I will not minutely enumerate the several orders made preparatory to the trial of Lord Lovat, and in the several cases I shall have occasion to mention, touching the time and place of the trial, the allowance or non-allowance of counsel, and other matters of the like kind, all plainly judicial, because the like orders occur in all the cases where a journal. of the preparatory steps hath been published by order of the peers. With regard to Lord Lovat's case, I think the order directing the form of the high steward's commission, which I have already taken notice of, is not very consistent with the idea of a court, whose powers can be supposed to depend, at any point of time, upon the existence or dissolution of that commission.

In the case of the Earl of Derwentwater, and the other lords impeached at the same time, the House received and recorded the confessions of those of them who pleaded guilty, long before the teste of the high steward's commission, which issued merely for the solemnity of giving judgment against them upon their conviction.
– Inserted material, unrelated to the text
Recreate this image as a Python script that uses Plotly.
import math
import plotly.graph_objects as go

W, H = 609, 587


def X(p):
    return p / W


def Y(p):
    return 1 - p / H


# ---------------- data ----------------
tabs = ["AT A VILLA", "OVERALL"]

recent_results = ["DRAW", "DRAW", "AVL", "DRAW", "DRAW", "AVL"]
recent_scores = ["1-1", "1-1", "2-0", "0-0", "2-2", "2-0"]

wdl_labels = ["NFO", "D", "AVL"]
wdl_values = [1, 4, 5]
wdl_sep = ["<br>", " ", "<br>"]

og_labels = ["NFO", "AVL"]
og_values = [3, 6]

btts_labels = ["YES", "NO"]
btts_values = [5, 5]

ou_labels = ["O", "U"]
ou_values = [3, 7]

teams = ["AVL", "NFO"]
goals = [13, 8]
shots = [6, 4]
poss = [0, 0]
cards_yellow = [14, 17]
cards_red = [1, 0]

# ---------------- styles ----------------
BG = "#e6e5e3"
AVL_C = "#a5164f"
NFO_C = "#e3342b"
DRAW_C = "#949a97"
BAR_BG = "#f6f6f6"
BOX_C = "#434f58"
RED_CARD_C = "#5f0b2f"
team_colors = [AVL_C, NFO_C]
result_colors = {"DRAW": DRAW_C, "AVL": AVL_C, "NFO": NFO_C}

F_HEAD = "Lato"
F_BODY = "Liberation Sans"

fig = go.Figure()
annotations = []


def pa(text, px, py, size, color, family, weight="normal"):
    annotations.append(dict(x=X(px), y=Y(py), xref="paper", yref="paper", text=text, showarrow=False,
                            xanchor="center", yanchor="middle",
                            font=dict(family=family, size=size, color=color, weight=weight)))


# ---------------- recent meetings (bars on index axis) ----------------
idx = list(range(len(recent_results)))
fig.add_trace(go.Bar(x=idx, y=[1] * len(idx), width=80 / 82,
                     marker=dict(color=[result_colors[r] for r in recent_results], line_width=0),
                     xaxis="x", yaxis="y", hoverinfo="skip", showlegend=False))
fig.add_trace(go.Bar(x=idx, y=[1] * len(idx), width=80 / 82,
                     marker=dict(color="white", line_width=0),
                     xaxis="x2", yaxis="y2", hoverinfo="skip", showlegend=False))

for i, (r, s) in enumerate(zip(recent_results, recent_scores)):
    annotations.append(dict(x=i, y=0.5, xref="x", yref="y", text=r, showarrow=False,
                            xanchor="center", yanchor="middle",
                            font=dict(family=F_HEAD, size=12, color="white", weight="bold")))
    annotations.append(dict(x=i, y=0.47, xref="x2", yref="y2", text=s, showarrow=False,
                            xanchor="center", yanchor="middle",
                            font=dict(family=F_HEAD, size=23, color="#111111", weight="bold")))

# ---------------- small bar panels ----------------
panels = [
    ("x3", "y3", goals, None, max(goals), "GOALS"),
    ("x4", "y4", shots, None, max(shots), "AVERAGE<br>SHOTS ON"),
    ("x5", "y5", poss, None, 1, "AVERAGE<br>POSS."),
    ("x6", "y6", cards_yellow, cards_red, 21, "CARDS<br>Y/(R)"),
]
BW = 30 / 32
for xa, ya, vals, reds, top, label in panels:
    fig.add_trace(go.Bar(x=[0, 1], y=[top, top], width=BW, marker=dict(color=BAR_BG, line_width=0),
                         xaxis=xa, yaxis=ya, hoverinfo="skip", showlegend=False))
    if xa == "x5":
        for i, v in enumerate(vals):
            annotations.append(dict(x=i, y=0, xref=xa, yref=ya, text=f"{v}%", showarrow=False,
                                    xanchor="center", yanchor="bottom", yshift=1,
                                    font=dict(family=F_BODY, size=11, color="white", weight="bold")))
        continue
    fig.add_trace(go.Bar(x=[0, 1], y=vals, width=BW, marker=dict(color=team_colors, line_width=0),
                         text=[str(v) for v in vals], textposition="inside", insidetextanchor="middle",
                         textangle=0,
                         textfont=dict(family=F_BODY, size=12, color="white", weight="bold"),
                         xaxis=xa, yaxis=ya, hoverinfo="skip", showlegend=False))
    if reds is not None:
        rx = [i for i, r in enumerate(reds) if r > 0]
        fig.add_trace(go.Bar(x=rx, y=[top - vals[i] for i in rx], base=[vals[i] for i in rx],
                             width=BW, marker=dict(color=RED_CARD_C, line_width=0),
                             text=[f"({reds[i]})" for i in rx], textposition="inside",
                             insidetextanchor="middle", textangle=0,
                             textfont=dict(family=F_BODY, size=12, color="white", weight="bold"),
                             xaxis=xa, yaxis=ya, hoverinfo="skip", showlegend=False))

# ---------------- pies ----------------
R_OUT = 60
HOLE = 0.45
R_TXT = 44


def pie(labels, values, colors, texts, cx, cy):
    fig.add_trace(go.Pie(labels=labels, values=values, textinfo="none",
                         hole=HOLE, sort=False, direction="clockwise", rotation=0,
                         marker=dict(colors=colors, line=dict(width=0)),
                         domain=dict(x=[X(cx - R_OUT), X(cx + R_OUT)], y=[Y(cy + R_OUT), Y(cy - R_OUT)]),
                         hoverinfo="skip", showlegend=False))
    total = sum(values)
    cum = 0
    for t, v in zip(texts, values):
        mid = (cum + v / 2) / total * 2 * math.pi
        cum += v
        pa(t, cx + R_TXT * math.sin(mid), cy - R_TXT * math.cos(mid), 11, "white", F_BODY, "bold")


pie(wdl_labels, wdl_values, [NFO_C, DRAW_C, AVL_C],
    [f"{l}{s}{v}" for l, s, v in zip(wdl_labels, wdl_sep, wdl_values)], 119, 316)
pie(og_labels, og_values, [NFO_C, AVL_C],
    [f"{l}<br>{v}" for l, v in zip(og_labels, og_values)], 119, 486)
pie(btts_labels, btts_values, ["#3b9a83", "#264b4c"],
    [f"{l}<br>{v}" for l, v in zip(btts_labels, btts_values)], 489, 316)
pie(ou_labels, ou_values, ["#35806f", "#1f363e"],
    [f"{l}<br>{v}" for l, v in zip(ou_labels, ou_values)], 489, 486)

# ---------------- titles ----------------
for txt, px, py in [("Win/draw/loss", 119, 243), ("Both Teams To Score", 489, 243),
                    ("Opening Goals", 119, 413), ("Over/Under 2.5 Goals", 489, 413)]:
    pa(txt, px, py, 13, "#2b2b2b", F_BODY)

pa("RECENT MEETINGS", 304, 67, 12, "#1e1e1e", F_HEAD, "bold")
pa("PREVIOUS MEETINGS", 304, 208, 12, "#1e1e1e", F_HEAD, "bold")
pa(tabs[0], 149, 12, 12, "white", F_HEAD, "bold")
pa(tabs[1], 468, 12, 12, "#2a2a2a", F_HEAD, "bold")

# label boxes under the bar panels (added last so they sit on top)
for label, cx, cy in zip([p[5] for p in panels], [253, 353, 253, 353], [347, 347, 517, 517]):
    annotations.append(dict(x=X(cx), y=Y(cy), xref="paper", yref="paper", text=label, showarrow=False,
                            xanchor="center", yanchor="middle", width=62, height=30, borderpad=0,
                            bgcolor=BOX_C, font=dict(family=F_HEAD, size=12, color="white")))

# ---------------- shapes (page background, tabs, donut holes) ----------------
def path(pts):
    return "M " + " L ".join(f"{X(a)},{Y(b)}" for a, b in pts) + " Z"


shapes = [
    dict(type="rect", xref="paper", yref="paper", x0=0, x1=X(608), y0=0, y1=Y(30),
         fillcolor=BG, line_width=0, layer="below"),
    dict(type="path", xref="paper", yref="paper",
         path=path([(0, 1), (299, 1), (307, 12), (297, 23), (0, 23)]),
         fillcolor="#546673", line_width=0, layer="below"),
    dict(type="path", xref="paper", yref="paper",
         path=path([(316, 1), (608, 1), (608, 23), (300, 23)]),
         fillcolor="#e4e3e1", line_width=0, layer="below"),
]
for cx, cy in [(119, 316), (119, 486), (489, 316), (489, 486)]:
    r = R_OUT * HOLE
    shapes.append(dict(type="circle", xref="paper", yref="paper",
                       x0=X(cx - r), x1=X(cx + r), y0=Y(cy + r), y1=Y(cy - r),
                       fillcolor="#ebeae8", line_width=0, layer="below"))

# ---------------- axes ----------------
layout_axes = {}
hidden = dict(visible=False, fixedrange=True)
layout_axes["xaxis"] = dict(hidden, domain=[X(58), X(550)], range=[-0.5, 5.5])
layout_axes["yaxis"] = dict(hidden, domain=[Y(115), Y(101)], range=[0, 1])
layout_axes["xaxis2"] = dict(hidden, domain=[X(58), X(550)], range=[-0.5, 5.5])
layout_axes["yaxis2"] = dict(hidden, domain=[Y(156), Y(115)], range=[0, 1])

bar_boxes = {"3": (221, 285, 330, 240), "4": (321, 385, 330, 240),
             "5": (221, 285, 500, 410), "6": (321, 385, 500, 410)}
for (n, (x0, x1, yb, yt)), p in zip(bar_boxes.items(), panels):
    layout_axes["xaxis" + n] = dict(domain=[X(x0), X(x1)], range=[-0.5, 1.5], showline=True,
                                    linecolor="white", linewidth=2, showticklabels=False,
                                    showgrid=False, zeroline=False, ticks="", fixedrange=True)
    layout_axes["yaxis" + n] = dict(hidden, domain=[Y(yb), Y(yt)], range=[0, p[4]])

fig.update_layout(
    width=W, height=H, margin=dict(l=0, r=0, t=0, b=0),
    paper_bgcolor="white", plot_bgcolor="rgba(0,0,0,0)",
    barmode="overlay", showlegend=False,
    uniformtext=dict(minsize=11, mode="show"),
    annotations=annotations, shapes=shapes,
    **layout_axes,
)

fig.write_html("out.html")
This appeareth by the commission itself: it reciteth, that the Earl of Derwentwater, and others, Coram nobis in præsenti parliamento, had been impeached by the Commons for high treason, and had, Coram nobis in præsenti parliamento, pleaded guilty to that impeachment; and that the king, intending that the said Earl of Derwentwater and others, de et pro proditione unde ipsi ut præfertur impetit', accusit', and convict' existunt coram nobis in præsenti parliamento, secundem legem et consuetudinem hujus regni nostri Magnæ Britanniæ, audientur, sententientur, et adjudicentur constituteth the then lord chancellour high steward (hac vice) to do and execute all things which to the office of high steward in that behalf do belong. The receiving and recording the confession of the prisoners, which amounted to a conviction, so that nothing remained but proceeding to judgment, was certainly an exercise of judicial authority, which no assembly, how great soever, not having full cognizance of the cause, could exercise.
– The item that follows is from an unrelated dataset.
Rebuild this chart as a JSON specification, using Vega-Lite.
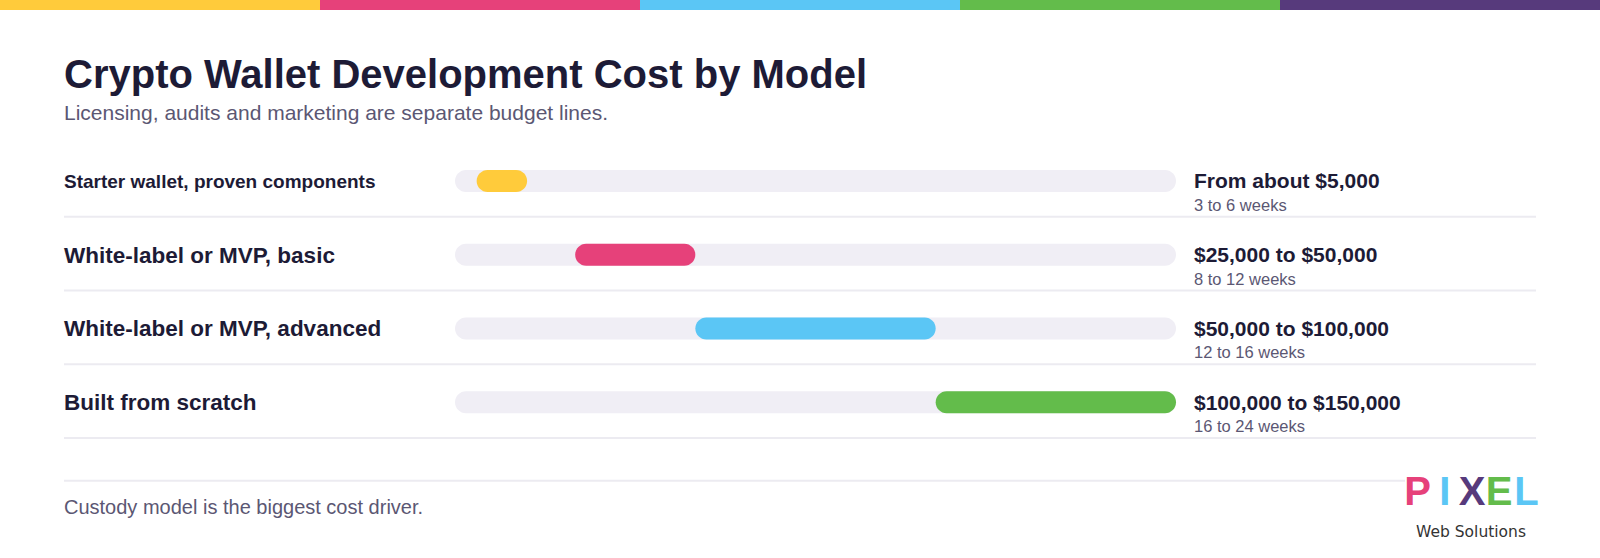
{
  "$schema": "https://vega.github.io/schema/vega-lite/v6.json",
  "background": "white",
  "padding": 0,
  "autosize": {"type": "pad"},
  "config": {"view": {"stroke": null}, "font": "Liberation Sans"},
  "spacing": 46,
  "vconcat": [
    {
      "width": 1472,
      "height": 10,
      "data": {"values": [{"seg": "s1"}, {"seg": "s2"}, {"seg": "s3"}, {"seg": "s4"}, {"seg": "s5"}]},
      "mark": {"type": "rect"},
      "encoding": {
        "x": {"field": "seg", "type": "nominal", "axis": null, "scale": {"range": [-64, 1536], "paddingInner": 0, "paddingOuter": 0}},
        "color": {"field": "seg", "type": "nominal", "legend": null,
          "scale": {"domain": ["s1", "s2", "s3", "s4", "s5"], "range": ["#FFCB3B", "#E6417A", "#5BC6F5", "#63BC4B", "#573A7C"]}}
      }
    },
    {
      "width": 1472,
      "height": 295,
      "title": {
        "text": "Crypto Wallet Development Cost by Model",
        "subtitle": "Licensing, audits and marketing are separate budget lines.",
        "anchor": "start",
        "frame": "group",
        "font": "Liberation Sans",
        "fontSize": 40,
        "fontWeight": "bold",
        "color": "#1D1B36",
        "subtitleFont": "Liberation Sans",
        "subtitleFontSize": 21,
        "subtitleColor": "#5B5773",
        "subtitlePadding": 7,
        "offset": 19
      },
      "data": {"values": [
        {"model": "Starter wallet, proven components", "low": 4500, "high": 15000, "price": "From about $5,000", "weeks": "3 to 6 weeks"},
        {"model": "White-label or MVP, basic", "low": 25000, "high": 50000, "price": "$25,000 to $50,000", "weeks": "8 to 12 weeks"},
        {"model": "White-label or MVP, advanced", "low": 50000, "high": 100000, "price": "$50,000 to $100,000", "weeks": "12 to 16 weeks"},
        {"model": "Built from scratch", "low": 100000, "high": 150000, "price": "$100,000 to $150,000", "weeks": "16 to 24 weeks"}
      ]},
      "encoding": {
        "y": {"field": "model", "type": "nominal",
          "scale": {"domain": ["Starter wallet, proven components", "White-label or MVP, basic", "White-label or MVP, advanced", "Built from scratch"], "paddingInner": 0, "paddingOuter": 0},
          "axis": {"labels": false, "ticks": false, "domain": false, "grid": false, "title": null, "minExtent": 64, "maxExtent": 64}}
      },
      "resolve": {"scale": {"x": "independent", "color": "independent"}},
      "layer": [
        {
          "mark": {"type": "rule", "color": "#ECEBF1", "strokeWidth": 2},
          "encoding": {"y": {"field": "model", "type": "nominal", "bandPosition": 1}}
        },
        {
          "mark": {"type": "bar", "size": 22, "cornerRadius": 11, "color": "#F0EEF5", "yOffset": 1},
          "encoding": {
            "x": {"datum": 0, "type": "quantitative", "axis": null, "scale": {"domain": [0, 150000], "range": [391, 1112]}},
            "x2": {"datum": 150000}
          }
        },
        {
          "mark": {"type": "bar", "size": 22, "cornerRadius": 11, "yOffset": 1},
          "encoding": {
            "x": {"field": "low", "type": "quantitative", "axis": null, "scale": {"domain": [0, 150000], "range": [391, 1112]}},
            "x2": {"field": "high"},
            "color": {"field": "model", "type": "nominal", "legend": null,
              "scale": {"domain": ["Starter wallet, proven components", "White-label or MVP, basic", "White-label or MVP, advanced", "Built from scratch"], "range": ["#FFCB3B", "#E6417A", "#5BC6F5", "#63BC4B"]}}
          }
        },
        {
          "mark": {"type": "text", "align": "left", "baseline": "middle", "fontWeight": "bold", "color": "#1D1B36", "font": "Liberation Sans", "dy": 2},
          "encoding": {
            "x": {"value": 0},
            "text": {"field": "model"},
            "size": {"condition": {"test": "datum.model === 'Starter wallet, proven components'", "value": 19}, "value": 22.5}
          }
        },
        {
          "mark": {"type": "text", "align": "left", "baseline": "middle", "fontWeight": "bold", "fontSize": 21, "dx": 18, "dy": 2.5, "color": "#1D1B36", "font": "Liberation Sans"},
          "encoding": {
            "x": {"datum": 150000, "type": "quantitative", "axis": null, "scale": {"domain": [0, 150000], "range": [391, 1112]}},
            "text": {"field": "price"}
          }
        },
        {
          "mark": {"type": "text", "align": "left", "baseline": "middle", "fontSize": 16.5, "dx": 18, "dy": 26, "color": "#5B5773", "font": "Liberation Sans"},
          "encoding": {
            "x": {"datum": 150000, "type": "quantitative", "axis": null, "scale": {"domain": [0, 150000], "range": [391, 1112]}},
            "text": {"field": "weeks"}
          }
        },
        {
          "data": {"values": [{}]},
          "mark": {"type": "rule", "color": "#ECEBF1", "strokeWidth": 2},
          "encoding": {"x": {"value": 0}, "x2": {"value": 1341}, "y": {"value": 337.7}}
        },
        {
          "data": {"values": [{}]},
          "mark": {"type": "text", "align": "left", "baseline": "middle", "fontSize": 20, "color": "#5B5773", "font": "Liberation Sans", "text": "Custody model is the biggest cost driver."},
          "encoding": {"x": {"value": 0}, "y": {"value": 365.4}}
        },
        {
          "data": {"values": [{"letter": "P"}, {"letter": "I"}, {"letter": "X"}, {"letter": "E"}, {"letter": "L"}]},
          "mark": {"type": "text", "align": "center", "baseline": "middle", "fontSize": 40, "fontWeight": "bold", "font": "Liberation Sans"},
          "encoding": {
            "x": {"field": "letter", "type": "nominal", "axis": null, "scale": {"domain": ["P", "I", "X", "E", "L"], "range": [1340, 1476], "paddingInner": 0, "paddingOuter": 0}},
            "y": {"value": 350},
            "text": {"field": "letter"},
            "color": {"field": "letter", "type": "nominal", "legend": null,
              "scale": {"domain": ["P", "I", "X", "E", "L"], "range": ["#E6417A", "#5BC6F5", "#573A7C", "#63BC4B", "#5BC6F5"]}}
          }
        },
        {
          "data": {"values": [{}]},
          "mark": {"type": "text", "align": "center", "baseline": "middle", "fontSize": 15.5, "color": "#333333", "font": "DejaVu Sans", "text": "Web Solutions"},
          "encoding": {"x": {"value": 1407}, "y": {"value": 388.5}}
        }
      ]
    }
  ]
}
In the case of Lord Salisbury, who had been impeached by the Commons for high treason, the lords, upon his peti

On the 6th the judges offence was committed and not in Ireland, or

tion, allowed him the benefit of the act of general pardon passed in the second year of William and Mary, so far as to discharge him from his imprisonment upon a construction they put upon that act, no high steward ever having been appointed in that case. On the 2d of October, 1690, upon reading the earl's petition, setting forth that he had been a prisoner for a year and nine months in the tower, notwithstanding the late act of free and general pardon, and praying to be discharged, the lords ordered the judges to attend on the Monday following, to give their opinions, whether the said earl be pardoned by the act. delivered their opinions, that if his before the 13th of February 1688, beyond the seas, he is pardoned. Whereupon it was ordered, that he be admitted to bail, and the next day he and his sureties entered into a recognizance of bail, himself in 10,000l. and two sureties in 5,000l. each; and on the 30th he and his sureties were, after a long debate, discharged from their recognizance. It will not be material to enquire, whether the house did right in discharging the earl, without giving the Commons an opportunity of being heard; since, in fact, they claimed and exercised a right of judicature without an high steward-which is the only use I make of this case.
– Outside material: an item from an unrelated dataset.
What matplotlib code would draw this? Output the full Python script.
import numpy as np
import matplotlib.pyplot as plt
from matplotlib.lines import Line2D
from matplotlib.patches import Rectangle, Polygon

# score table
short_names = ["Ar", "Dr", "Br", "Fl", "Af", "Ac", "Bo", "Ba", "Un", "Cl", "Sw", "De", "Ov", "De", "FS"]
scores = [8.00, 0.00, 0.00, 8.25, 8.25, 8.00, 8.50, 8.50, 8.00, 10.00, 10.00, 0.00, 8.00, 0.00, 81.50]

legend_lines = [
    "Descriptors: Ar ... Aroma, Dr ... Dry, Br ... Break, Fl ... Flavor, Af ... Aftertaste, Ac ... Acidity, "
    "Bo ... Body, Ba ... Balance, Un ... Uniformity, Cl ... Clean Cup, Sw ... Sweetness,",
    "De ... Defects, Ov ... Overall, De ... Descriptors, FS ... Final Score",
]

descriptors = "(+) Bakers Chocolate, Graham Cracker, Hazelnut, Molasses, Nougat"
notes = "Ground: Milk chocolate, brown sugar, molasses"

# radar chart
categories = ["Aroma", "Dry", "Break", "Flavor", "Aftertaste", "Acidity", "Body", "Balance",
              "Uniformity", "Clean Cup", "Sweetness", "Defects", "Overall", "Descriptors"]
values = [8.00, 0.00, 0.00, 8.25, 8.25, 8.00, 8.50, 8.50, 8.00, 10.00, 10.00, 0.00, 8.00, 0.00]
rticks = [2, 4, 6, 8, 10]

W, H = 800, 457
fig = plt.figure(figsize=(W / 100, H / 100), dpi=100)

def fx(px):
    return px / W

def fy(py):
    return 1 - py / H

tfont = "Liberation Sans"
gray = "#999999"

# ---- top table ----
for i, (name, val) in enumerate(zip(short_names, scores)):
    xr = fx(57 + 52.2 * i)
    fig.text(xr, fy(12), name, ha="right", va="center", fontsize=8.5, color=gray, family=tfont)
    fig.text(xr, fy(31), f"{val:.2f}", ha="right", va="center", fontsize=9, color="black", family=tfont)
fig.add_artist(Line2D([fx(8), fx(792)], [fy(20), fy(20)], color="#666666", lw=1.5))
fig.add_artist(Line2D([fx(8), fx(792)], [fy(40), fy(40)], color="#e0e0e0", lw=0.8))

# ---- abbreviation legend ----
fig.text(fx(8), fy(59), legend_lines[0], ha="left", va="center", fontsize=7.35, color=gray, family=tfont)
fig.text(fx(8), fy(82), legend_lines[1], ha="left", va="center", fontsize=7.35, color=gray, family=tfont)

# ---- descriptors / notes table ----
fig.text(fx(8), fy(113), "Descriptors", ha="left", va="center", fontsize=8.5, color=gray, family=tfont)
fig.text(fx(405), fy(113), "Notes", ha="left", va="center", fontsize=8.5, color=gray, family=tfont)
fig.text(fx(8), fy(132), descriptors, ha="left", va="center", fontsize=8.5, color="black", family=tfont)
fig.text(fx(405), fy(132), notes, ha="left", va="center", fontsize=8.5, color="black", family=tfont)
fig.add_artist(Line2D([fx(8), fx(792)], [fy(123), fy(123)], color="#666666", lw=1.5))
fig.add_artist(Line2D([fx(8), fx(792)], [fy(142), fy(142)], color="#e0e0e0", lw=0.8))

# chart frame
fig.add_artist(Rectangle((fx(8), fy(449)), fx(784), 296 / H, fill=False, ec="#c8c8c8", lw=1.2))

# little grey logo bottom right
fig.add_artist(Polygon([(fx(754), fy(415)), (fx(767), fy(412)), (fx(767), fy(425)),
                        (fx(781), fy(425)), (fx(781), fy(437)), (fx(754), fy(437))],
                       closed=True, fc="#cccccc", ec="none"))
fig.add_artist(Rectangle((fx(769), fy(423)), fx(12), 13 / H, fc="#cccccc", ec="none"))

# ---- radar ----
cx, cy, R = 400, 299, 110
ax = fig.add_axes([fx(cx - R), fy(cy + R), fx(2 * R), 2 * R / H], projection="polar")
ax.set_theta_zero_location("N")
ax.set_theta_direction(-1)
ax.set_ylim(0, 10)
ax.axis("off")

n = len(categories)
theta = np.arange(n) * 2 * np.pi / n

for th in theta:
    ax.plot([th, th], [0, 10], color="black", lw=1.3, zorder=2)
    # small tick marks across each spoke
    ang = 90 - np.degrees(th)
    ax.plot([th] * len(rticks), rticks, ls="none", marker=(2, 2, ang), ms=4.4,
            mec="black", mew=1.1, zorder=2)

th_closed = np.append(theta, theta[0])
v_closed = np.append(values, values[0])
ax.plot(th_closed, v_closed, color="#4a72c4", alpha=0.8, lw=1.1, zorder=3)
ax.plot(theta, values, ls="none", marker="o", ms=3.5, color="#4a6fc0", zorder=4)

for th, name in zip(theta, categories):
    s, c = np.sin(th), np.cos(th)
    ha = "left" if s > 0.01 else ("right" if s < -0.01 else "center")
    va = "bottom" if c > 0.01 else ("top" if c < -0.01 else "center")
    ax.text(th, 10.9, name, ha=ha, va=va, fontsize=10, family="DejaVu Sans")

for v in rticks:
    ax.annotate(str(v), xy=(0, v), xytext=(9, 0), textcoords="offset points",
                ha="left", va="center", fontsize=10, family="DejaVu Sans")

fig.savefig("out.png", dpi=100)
They did the same in the case of the Earl of Carnwarth, the Lords Widdrington and Nairn, long after the high steward's commission dissolved. These lords had judgment pass

ed on them at the same time that judgment was given against the Lords Derwentwater, Nithsdale, and Kenmure; and judgment being given, the high steward immediately broke his staff, and declared the commission dissolved. They continued prisoners in the tower under reprieves, till the passing of the act of general pardon, in the 3d of king George the First. On the 21st of November 1717, the House being informed that these lords had severally entered into recognizances before one of the judges of the court of king's bench, for their appearance in the House in this sessions of parliament; and that the Lords Carnwarth and Widdrington were attended accordingly; and that the Lord

Nairn was ill at Bath, and could not then attend "; the Lords Carnwarth and Widdrington were called; and severally at the bar, prayed that their appearance might be recorded; likewise prayed the benefit of the act for his majesty's general and free pardon. Whereupon the House ordered, that their appearance be recorded, and that they attend again to-morrow, in order to plead the pardon. And the recognizance of the Lord Nairn was respited till that day fortnight. On the morrow the Lords Carnwarth and Widdrington, then attending, were called in; and the lord chancellour acquainted them severally, that it appeared by the records of the House, that they severally stood attainted of high treason; and asked them severally, what they had to say, why they should not be remanded to the tower of London? Thereupon they severally, upon their knees, prayed the benefit of the act, and that they might have their lives and liberty pursuant thereunto. And the attorney-general, who then attended for that purpose, declaring that he had objection, on his majesty's behalf, to what was prayed, conceiving that those lords, not having made any escape since their conviction, were entitled to the benefit of the act; the House, after reading the clause in the act relating to that matter, agreed that they should be allowed the benefit of the pardon, as to their lives and liberties; and discharged their recognizances, and gave them leave to depart without further day given for their appearance.

On the 6th of December following the like proceedings were had, and the like orders made, in the case of Lord Nairn. I observe, that the lord chancellour did not ask these lords what they had to say why execution should not be awarded. There was, it is probable, some little delicacy as to that point. But since the allowance of the benefit of the act, as to life and liberty, which was all that was prayed, was an effectual bar to any future imprisonment on that account, and also to execution, and might have been pleaded as such in any court whatsoever; the whole proceeding must be admitted to have been in a court having complete jurisdiction in the case, notwithstanding the high steward's commission had been long dissolved-which is all the use I intended to make of this case.